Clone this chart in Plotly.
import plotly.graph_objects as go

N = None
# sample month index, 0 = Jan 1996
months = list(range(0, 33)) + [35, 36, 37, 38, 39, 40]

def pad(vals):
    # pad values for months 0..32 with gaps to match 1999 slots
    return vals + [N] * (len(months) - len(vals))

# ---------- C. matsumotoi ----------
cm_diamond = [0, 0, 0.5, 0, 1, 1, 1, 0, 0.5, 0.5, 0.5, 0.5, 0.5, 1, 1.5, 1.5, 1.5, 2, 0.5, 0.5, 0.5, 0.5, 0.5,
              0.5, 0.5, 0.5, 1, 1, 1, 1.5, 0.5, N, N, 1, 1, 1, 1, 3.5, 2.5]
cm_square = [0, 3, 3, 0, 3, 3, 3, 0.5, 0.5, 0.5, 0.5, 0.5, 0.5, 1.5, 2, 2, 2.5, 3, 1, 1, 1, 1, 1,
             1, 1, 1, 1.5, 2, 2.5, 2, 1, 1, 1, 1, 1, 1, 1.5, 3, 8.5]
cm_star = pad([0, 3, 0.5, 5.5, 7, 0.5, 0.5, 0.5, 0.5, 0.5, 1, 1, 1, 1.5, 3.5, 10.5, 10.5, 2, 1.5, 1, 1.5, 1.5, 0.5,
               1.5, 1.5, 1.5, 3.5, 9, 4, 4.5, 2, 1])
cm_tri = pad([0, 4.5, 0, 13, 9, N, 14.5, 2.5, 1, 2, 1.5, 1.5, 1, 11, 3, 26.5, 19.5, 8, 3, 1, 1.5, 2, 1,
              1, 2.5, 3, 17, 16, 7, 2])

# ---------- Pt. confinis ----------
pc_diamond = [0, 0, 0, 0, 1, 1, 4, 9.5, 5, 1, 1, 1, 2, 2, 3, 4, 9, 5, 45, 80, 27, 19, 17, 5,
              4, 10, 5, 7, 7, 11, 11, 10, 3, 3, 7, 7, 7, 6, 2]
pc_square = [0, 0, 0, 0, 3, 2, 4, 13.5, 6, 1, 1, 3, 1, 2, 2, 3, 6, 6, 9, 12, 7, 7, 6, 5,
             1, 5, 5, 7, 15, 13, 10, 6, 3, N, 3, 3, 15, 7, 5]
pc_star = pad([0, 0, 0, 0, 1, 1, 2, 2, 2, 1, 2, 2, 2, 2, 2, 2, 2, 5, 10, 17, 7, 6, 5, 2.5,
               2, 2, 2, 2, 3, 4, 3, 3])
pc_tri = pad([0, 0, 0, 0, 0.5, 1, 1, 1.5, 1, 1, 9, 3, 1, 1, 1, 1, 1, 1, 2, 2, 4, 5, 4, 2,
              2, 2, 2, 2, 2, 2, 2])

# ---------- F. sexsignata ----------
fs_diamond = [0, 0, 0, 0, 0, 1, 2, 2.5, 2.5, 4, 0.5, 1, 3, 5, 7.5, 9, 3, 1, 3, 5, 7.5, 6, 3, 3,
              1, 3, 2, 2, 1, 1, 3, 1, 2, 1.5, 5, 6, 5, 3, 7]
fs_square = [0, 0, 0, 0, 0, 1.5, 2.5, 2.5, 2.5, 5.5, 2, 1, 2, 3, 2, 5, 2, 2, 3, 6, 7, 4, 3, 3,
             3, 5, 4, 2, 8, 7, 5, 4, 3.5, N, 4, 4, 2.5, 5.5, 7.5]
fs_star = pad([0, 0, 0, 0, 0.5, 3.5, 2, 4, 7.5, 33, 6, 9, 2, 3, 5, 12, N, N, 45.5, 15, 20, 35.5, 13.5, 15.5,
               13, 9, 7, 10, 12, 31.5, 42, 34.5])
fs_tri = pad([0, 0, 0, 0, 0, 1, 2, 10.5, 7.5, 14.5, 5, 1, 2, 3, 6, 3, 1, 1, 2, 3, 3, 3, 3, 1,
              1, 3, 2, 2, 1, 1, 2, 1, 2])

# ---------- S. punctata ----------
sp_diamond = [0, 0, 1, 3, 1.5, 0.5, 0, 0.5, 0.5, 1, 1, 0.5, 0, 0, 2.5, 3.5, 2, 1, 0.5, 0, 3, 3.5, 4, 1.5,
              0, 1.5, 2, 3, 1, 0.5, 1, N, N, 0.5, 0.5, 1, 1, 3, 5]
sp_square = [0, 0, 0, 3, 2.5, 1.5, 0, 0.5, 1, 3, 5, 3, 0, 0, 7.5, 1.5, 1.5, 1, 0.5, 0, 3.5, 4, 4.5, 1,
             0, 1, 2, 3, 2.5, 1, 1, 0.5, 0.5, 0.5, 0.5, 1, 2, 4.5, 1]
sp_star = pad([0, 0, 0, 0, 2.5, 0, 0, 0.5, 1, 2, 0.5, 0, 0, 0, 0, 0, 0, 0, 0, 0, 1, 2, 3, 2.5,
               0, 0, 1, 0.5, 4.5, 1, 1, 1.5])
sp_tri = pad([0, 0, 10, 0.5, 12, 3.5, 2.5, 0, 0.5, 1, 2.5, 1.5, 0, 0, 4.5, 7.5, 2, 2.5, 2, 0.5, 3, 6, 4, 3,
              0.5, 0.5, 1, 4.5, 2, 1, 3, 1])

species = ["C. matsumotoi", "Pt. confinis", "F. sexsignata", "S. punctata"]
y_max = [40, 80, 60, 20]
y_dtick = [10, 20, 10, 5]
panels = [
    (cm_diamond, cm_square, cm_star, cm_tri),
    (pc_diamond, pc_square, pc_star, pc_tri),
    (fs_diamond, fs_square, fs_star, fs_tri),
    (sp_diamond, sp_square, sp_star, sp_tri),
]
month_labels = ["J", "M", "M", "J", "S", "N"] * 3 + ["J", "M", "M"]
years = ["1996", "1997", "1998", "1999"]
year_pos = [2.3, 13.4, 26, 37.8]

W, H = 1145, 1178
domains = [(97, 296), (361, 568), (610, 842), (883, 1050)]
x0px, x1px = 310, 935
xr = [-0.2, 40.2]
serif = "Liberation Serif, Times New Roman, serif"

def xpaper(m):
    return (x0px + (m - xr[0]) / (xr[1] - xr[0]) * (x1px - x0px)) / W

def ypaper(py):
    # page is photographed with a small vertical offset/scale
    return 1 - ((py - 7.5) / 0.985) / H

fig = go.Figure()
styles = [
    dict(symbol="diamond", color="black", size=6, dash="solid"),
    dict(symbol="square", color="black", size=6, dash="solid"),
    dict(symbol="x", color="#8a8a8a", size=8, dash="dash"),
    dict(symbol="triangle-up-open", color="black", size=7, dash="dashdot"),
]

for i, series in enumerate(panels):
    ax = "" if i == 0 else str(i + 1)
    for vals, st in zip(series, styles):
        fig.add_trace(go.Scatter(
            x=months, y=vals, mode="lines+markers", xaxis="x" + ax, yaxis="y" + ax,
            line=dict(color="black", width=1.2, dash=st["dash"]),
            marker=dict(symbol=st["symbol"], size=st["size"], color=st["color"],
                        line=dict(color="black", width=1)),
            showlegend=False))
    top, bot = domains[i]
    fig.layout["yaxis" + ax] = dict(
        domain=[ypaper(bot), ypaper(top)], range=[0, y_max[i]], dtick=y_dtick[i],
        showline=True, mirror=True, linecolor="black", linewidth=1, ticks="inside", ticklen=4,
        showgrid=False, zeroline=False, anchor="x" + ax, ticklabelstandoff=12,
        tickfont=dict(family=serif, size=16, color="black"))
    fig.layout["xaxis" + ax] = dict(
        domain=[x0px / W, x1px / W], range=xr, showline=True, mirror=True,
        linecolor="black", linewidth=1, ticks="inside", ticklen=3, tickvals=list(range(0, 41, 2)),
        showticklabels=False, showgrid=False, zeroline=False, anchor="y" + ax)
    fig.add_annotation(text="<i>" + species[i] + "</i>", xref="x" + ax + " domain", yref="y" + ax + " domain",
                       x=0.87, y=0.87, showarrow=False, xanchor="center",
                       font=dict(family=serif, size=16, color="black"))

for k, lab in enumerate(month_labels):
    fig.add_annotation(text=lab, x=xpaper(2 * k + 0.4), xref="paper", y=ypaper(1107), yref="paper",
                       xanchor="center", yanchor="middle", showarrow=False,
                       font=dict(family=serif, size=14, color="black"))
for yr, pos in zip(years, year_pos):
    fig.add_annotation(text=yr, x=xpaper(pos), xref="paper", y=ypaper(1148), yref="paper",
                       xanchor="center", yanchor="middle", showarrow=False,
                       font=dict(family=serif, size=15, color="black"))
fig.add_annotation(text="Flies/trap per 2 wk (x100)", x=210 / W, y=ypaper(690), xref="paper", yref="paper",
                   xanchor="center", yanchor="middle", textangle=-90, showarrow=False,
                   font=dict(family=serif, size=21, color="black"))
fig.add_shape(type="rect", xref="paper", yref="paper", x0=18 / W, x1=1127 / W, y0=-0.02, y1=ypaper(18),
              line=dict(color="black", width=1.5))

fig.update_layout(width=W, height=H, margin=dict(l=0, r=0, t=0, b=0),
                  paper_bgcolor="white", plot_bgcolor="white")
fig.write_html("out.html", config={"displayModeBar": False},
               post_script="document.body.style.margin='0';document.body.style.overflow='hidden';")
------------
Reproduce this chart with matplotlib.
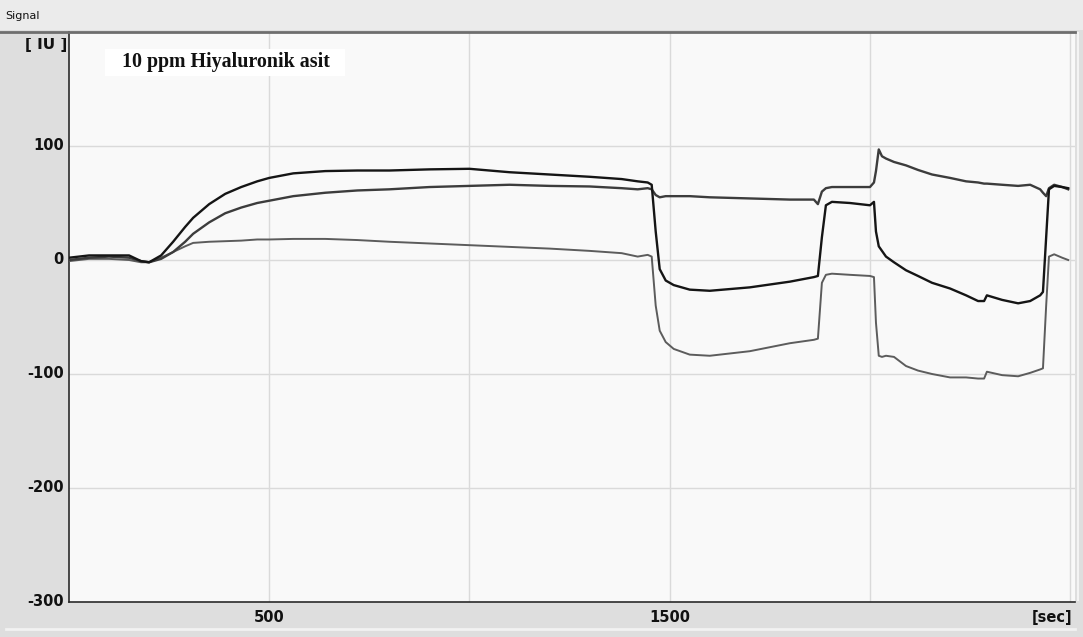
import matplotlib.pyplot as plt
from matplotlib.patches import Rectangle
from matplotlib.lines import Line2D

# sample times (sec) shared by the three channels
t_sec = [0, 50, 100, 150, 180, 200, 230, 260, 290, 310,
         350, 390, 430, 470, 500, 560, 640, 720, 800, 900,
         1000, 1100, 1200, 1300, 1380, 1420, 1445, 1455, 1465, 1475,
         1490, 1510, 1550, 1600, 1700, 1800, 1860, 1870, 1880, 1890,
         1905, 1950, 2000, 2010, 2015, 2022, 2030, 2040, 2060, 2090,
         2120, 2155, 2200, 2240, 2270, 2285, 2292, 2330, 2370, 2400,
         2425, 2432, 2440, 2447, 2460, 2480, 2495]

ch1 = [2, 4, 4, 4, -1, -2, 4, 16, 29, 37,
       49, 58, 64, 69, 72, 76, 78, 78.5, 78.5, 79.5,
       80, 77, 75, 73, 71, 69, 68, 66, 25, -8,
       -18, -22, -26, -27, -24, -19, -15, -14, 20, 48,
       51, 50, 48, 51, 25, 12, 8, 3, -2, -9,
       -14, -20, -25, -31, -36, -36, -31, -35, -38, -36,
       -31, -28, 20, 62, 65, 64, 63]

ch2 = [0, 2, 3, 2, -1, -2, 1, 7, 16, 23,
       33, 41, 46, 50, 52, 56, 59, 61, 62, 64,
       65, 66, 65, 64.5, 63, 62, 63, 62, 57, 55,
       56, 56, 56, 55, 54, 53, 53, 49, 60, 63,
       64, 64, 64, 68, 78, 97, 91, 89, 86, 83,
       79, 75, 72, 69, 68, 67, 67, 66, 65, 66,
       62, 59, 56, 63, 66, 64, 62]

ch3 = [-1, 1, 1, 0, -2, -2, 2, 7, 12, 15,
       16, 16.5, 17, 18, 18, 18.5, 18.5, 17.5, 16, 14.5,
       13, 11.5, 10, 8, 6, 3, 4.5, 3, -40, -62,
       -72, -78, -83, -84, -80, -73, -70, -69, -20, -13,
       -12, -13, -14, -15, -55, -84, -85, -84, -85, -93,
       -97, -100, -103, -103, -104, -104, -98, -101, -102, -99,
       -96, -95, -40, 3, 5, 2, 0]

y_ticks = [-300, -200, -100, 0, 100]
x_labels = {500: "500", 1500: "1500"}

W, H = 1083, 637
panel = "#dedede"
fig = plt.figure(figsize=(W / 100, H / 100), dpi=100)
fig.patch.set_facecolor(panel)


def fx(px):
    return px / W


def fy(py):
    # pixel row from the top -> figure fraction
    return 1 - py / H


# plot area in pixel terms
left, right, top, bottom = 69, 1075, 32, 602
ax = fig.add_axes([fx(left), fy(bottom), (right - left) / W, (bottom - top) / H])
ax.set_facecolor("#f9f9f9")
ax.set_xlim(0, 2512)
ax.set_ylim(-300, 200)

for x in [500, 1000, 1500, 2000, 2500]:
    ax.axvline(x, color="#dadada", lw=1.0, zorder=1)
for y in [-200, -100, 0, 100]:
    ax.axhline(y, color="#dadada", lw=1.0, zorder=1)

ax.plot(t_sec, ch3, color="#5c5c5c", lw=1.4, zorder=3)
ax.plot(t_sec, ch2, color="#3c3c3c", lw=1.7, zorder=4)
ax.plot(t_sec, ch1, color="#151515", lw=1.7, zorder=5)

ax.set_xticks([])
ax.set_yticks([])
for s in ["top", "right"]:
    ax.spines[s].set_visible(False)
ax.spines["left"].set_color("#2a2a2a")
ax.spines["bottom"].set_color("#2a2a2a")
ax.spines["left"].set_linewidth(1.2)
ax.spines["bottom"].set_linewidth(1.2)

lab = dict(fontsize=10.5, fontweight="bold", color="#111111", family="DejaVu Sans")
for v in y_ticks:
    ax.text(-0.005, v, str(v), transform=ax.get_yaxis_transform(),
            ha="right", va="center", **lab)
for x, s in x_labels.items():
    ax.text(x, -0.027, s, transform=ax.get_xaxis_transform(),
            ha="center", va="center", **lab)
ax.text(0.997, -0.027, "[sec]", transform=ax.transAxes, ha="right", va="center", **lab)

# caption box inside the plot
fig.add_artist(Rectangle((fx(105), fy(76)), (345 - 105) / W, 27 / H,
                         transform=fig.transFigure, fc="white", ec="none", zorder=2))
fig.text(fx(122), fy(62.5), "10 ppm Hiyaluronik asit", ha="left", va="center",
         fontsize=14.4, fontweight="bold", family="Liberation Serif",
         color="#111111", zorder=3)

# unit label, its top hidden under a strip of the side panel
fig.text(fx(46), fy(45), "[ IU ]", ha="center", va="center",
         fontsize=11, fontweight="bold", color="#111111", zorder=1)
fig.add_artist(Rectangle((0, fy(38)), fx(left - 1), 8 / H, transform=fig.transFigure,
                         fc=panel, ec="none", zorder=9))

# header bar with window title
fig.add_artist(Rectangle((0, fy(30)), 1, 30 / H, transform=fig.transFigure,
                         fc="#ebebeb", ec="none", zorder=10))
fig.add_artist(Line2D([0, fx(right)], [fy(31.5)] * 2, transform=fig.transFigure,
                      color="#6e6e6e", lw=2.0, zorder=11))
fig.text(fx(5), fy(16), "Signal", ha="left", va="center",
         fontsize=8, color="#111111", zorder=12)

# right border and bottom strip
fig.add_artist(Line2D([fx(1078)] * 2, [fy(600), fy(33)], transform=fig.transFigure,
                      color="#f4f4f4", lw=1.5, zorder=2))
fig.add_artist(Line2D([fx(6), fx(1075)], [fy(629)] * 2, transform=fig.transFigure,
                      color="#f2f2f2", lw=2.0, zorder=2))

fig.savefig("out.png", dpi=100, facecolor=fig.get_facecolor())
------------
> _GOAL OF THE EXERCISE_
Working from the data above, extract solely the lines from the one containing "Clone this chart in Plotly." through the one containing "return vals +", exactly as they appear, both included.

> _REPLY TO THE EXERCISE_
Clone this chart in Plotly.
import plotly.graph_objects as go

N = None
# sample month index, 0 = Jan 1996
months = list(range(0, 33)) + [35, 36, 37, 38, 39, 40]

def pad(vals):
    # pad values for months 0..32 with gaps to match 1999 slots
    return vals + [N] * (len(months) - len(vals))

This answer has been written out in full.